▶ _What you have to do_:
Keep the pictures out of the copy and repeat the records exactly.

-- START OF Input records --

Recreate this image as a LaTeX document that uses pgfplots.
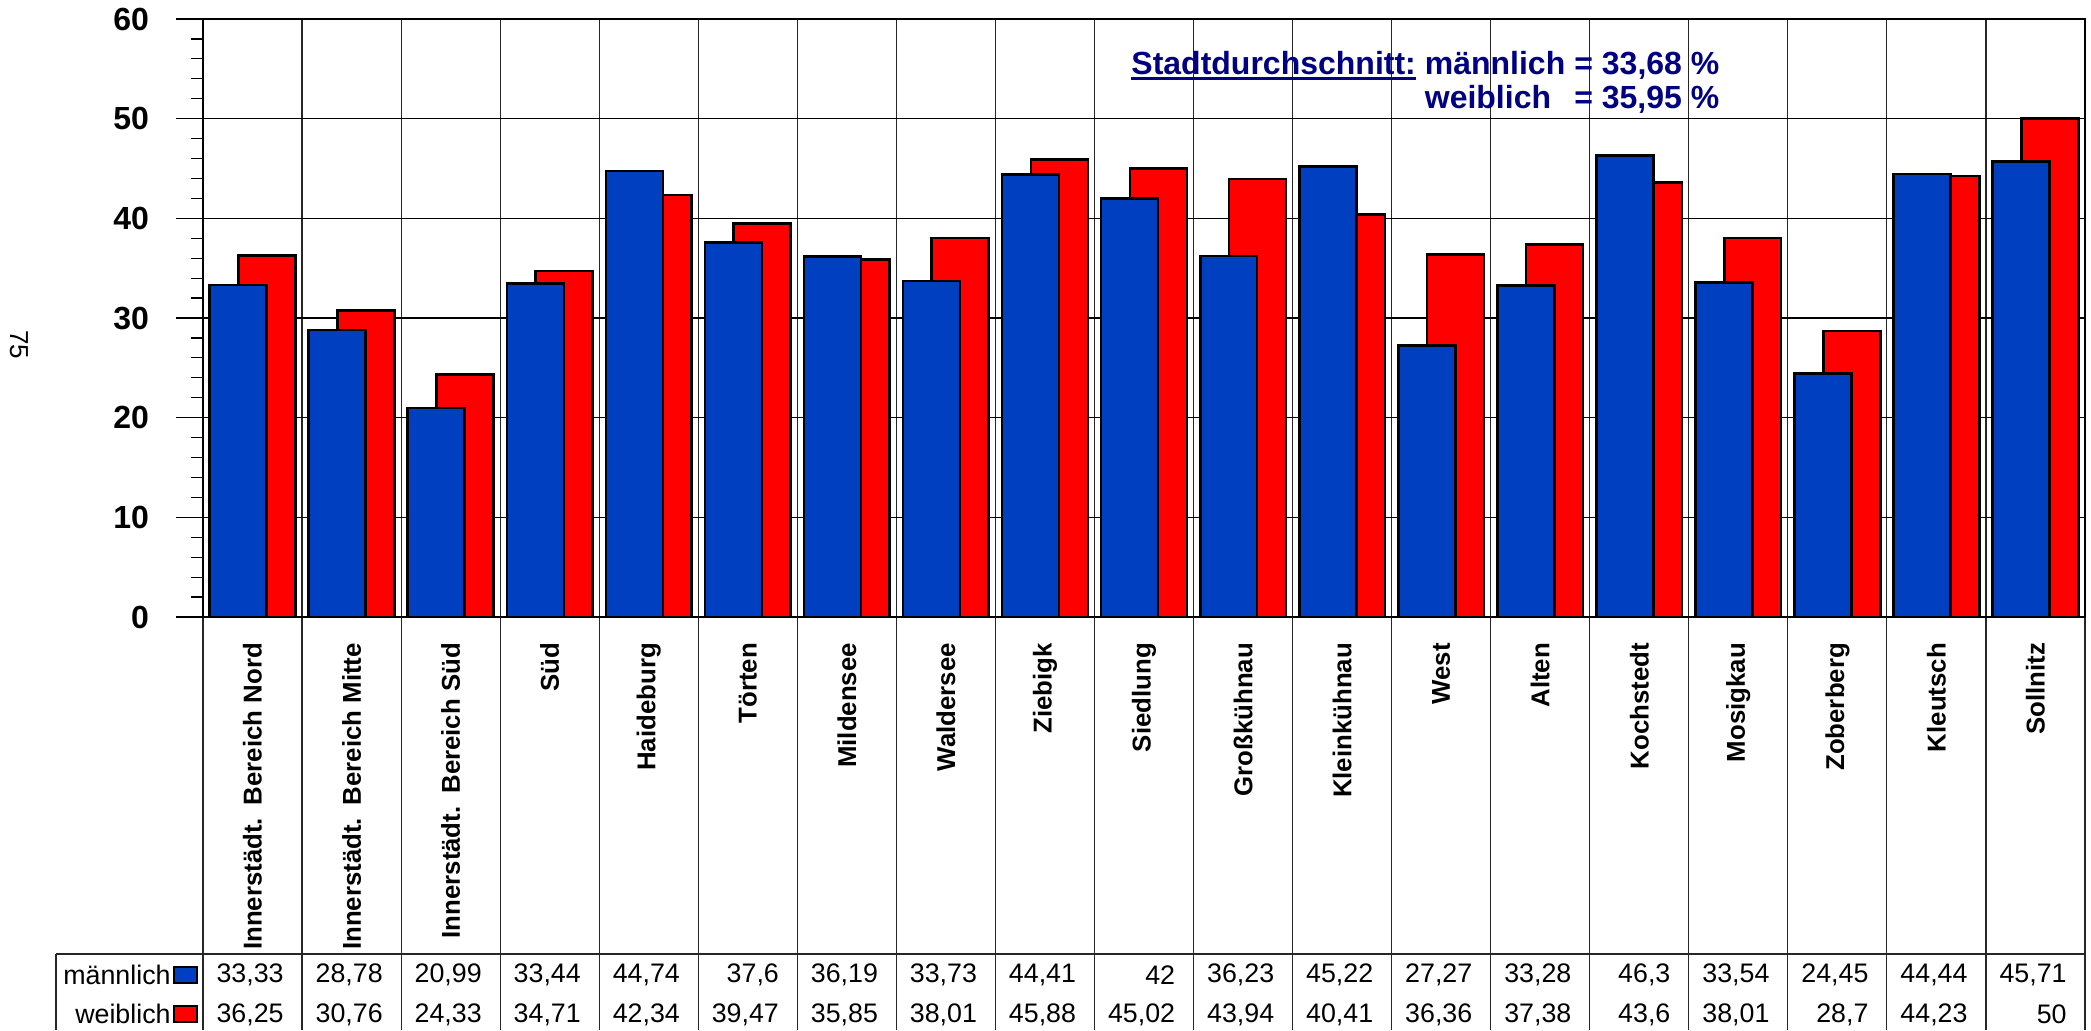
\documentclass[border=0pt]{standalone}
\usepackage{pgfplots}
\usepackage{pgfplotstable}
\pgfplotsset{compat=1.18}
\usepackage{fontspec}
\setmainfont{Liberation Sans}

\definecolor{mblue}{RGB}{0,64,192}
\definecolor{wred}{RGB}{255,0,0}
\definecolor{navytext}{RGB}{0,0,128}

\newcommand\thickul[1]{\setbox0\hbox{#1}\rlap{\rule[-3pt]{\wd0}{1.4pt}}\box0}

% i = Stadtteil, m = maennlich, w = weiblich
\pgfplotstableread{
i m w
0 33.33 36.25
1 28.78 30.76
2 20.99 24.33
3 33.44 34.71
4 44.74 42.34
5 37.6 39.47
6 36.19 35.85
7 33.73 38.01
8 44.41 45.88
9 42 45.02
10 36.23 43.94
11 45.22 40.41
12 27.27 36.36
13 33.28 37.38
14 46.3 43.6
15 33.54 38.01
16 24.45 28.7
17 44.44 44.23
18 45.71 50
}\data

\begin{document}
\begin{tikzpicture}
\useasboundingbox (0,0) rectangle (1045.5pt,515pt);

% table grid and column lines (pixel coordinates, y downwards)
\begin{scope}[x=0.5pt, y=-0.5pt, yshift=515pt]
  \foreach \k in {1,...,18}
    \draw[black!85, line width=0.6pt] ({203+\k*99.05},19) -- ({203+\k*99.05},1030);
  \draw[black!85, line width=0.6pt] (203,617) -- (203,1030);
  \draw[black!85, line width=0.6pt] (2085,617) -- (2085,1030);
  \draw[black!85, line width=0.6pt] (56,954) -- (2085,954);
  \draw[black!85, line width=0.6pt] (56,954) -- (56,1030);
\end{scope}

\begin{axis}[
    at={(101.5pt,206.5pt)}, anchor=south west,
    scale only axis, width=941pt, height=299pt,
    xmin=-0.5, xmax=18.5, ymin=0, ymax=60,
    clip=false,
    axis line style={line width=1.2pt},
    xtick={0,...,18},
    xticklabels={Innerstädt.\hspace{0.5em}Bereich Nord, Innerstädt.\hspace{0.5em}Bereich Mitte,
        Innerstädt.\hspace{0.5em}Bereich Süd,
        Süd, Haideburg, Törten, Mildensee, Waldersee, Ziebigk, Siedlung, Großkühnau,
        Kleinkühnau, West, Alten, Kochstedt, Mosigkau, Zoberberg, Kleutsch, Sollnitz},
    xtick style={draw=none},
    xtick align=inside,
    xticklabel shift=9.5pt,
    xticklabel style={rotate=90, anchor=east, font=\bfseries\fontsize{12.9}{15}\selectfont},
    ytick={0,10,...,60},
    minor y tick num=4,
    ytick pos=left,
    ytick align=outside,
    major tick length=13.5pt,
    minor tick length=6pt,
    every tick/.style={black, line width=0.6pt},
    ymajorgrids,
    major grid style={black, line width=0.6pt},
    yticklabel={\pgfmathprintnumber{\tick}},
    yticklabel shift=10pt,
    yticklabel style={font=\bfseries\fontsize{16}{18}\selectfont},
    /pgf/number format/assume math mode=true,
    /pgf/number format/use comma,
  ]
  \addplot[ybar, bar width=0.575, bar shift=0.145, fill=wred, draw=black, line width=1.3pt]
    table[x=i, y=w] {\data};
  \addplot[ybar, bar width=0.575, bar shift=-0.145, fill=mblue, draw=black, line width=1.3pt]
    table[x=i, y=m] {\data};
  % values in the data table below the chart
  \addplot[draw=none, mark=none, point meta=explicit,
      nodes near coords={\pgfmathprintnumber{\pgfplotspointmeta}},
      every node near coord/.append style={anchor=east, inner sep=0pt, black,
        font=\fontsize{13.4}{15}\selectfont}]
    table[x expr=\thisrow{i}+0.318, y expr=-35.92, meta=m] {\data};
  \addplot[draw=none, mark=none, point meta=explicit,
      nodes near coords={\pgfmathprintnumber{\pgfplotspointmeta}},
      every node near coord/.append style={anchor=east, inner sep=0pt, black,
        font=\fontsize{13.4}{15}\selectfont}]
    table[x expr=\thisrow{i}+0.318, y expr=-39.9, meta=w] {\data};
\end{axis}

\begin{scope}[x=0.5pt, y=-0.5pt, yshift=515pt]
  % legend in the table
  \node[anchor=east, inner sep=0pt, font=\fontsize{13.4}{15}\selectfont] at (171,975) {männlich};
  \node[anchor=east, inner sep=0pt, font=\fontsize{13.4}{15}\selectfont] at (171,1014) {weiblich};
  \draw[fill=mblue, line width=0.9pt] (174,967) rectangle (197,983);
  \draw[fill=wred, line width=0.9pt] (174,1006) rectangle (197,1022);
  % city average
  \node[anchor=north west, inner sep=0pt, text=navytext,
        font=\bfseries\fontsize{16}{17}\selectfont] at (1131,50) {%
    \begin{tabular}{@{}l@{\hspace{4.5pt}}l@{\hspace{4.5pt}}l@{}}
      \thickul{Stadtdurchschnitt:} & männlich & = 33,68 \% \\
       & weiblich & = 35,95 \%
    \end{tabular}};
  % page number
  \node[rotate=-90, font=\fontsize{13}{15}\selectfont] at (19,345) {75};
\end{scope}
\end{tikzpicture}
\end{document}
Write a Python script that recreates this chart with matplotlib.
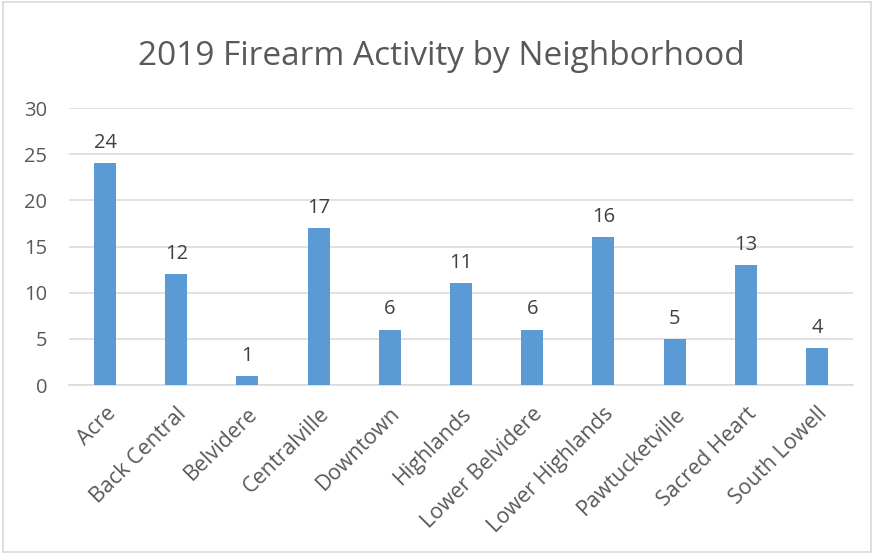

-- END OF Input records --

▶ _Exercise result_:
Recreate this image as a LaTeX document that uses pgfplots.
\documentclass[border=0pt]{standalone}
\usepackage{pgfplots}
\usepackage{pgfplotstable}
\pgfplotsset{compat=1.18}
\usepackage{fontspec}
\setmainfont{Liberation Sans}

\definecolor{mblue}{RGB}{0,64,192}
\definecolor{wred}{RGB}{255,0,0}
\definecolor{navytext}{RGB}{0,0,128}

\newcommand\thickul[1]{\setbox0\hbox{#1}\rlap{\rule[-3pt]{\wd0}{1.4pt}}\box0}

% i = Stadtteil, m = maennlich, w = weiblich
\pgfplotstableread{
i m w
0 33.33 36.25
1 28.78 30.76
2 20.99 24.33
3 33.44 34.71
4 44.74 42.34
5 37.6 39.47
6 36.19 35.85
7 33.73 38.01
8 44.41 45.88
9 42 45.02
10 36.23 43.94
11 45.22 40.41
12 27.27 36.36
13 33.28 37.38
14 46.3 43.6
15 33.54 38.01
16 24.45 28.7
17 44.44 44.23
18 45.71 50
}\data

\begin{document}
\begin{tikzpicture}
\useasboundingbox (0,0) rectangle (1045.5pt,515pt);

% table grid and column lines (pixel coordinates, y downwards)
\begin{scope}[x=0.5pt, y=-0.5pt, yshift=515pt]
  \foreach \k in {1,...,18}
    \draw[black!85, line width=0.6pt] ({203+\k*99.05},19) -- ({203+\k*99.05},1030);
  \draw[black!85, line width=0.6pt] (203,617) -- (203,1030);
  \draw[black!85, line width=0.6pt] (2085,617) -- (2085,1030);
  \draw[black!85, line width=0.6pt] (56,954) -- (2085,954);
  \draw[black!85, line width=0.6pt] (56,954) -- (56,1030);
\end{scope}

\begin{axis}[
    at={(101.5pt,206.5pt)}, anchor=south west,
    scale only axis, width=941pt, height=299pt,
    xmin=-0.5, xmax=18.5, ymin=0, ymax=60,
    clip=false,
    axis line style={line width=1.2pt},
    xtick={0,...,18},
    xticklabels={Innerstädt.\hspace{0.5em}Bereich Nord, Innerstädt.\hspace{0.5em}Bereich Mitte,
        Innerstädt.\hspace{0.5em}Bereich Süd,
        Süd, Haideburg, Törten, Mildensee, Waldersee, Ziebigk, Siedlung, Großkühnau,
        Kleinkühnau, West, Alten, Kochstedt, Mosigkau, Zoberberg, Kleutsch, Sollnitz},
    xtick style={draw=none},
    xtick align=inside,
    xticklabel shift=9.5pt,
    xticklabel style={rotate=90, anchor=east, font=\bfseries\fontsize{12.9}{15}\selectfont},
    ytick={0,10,...,60},
    minor y tick num=4,
    ytick pos=left,
    ytick align=outside,
    major tick length=13.5pt,
    minor tick length=6pt,
    every tick/.style={black, line width=0.6pt},
    ymajorgrids,
    major grid style={black, line width=0.6pt},
    yticklabel={\pgfmathprintnumber{\tick}},
    yticklabel shift=10pt,
    yticklabel style={font=\bfseries\fontsize{16}{18}\selectfont},
    /pgf/number format/assume math mode=true,
    /pgf/number format/use comma,
  ]
  \addplot[ybar, bar width=0.575, bar shift=0.145, fill=wred, draw=black, line width=1.3pt]
    table[x=i, y=w] {\data};
  \addplot[ybar, bar width=0.575, bar shift=-0.145, fill=mblue, draw=black, line width=1.3pt]
    table[x=i, y=m] {\data};
  % values in the data table below the chart
  \addplot[draw=none, mark=none, point meta=explicit,
      nodes near coords={\pgfmathprintnumber{\pgfplotspointmeta}},
      every node near coord/.append style={anchor=east, inner sep=0pt, black,
        font=\fontsize{13.4}{15}\selectfont}]
    table[x expr=\thisrow{i}+0.318, y expr=-35.92, meta=m] {\data};
  \addplot[draw=none, mark=none, point meta=explicit,
      nodes near coords={\pgfmathprintnumber{\pgfplotspointmeta}},
      every node near coord/.append style={anchor=east, inner sep=0pt, black,
        font=\fontsize{13.4}{15}\selectfont}]
    table[x expr=\thisrow{i}+0.318, y expr=-39.9, meta=w] {\data};
\end{axis}

\begin{scope}[x=0.5pt, y=-0.5pt, yshift=515pt]
  % legend in the table
  \node[anchor=east, inner sep=0pt, font=\fontsize{13.4}{15}\selectfont] at (171,975) {männlich};
  \node[anchor=east, inner sep=0pt, font=\fontsize{13.4}{15}\selectfont] at (171,1014) {weiblich};
  \draw[fill=mblue, line width=0.9pt] (174,967) rectangle (197,983);
  \draw[fill=wred, line width=0.9pt] (174,1006) rectangle (197,1022);
  % city average
  \node[anchor=north west, inner sep=0pt, text=navytext,
        font=\bfseries\fontsize{16}{17}\selectfont] at (1131,50) {%
    \begin{tabular}{@{}l@{\hspace{4.5pt}}l@{\hspace{4.5pt}}l@{}}
      \thickul{Stadtdurchschnitt:} & männlich & = 33,68 \% \\
       & weiblich & = 35,95 \%
    \end{tabular}};
  % page number
  \node[rotate=-90, font=\fontsize{13}{15}\selectfont] at (19,345) {75};
\end{scope}
\end{tikzpicture}
\end{document}
Write a Python script that recreates this chart with matplotlib.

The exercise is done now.